An unexpected and wonderful opportunity came to me recently. I didn't appreciate it at first but when more information came, the opportunity came to light as well. What am I talking about? Well, in a nutshell, Charles Connick.

Here's the story - my colleague and I are building a group of windows for a new house. Part of that project are four diamond light panels that will each feature an antique medallion. The design allows the medallion to sit in front of its own tailor-made section in the window so that it can be enjoyed yet removable.

Three of the medallions are signed by Charles J. Connick and the project gave me the opportunity to learn about his work. I had never heard of this man, but with the information supplied by the client, Charles Hayes, I was able to do some research.

Through the great resources available on the Internet, I found the Charles J. Connick Foundation web site.

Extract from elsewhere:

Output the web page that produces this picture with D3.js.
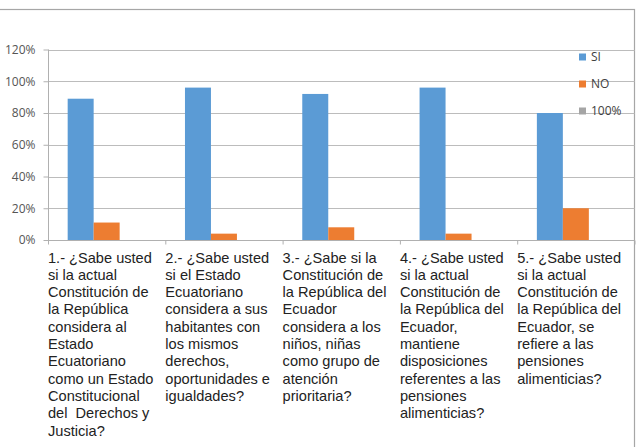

I learned that Connick opened his studio in Boston in 1913. The studio became a leading American maker of stained glass in the Gothic Revival tradition and from that time until the studio closed in 1986, the studio designed very impressive windows for churches, cathedrals, libraries and more - both in the United States and abroad.

Connick used clear "antique" glass, similar to that of the Middle Ages and praised this type of glass as "colored radiance, with the lustre, intensity, and baffling vibrant quality of dancing lights." His style incorporated a strong interest in symbolism as well. He also believed that his greatest contribution to glasswork was "rescuing it from the abysmal depth of opalescent picture windows" of the sort popularized by Louis Comfort Tiffany, John La Farge and others.

Connick had passionate beliefs about stained glass: that it could transmit light to the soul, and that it was "the handmaiden of architecture." In 1937 his book, Adventures in Light and Color, describes his work and his philosophy. While the book is out of print, copies can be found through antiquarian book dealers if you're really interested.

Connick was influenced by English Arts and Crafts stained glass artist Christopher Whall, whose work influenced Connick's. In many respects Connick's studio was the arts and crafts ideal in that the art was produced by a community of committed craftsmen. At its height in the 1930s, 40 -50 men and women worked at the studio, which, as Connick wrote in his will, was "only incidentally a business." A reporter remarked on the atmosphere of mutual respect that was present there saying " Attitude to his co-designers [is] that of one artist to another...He [Connick] originates, supervises. They elaborate."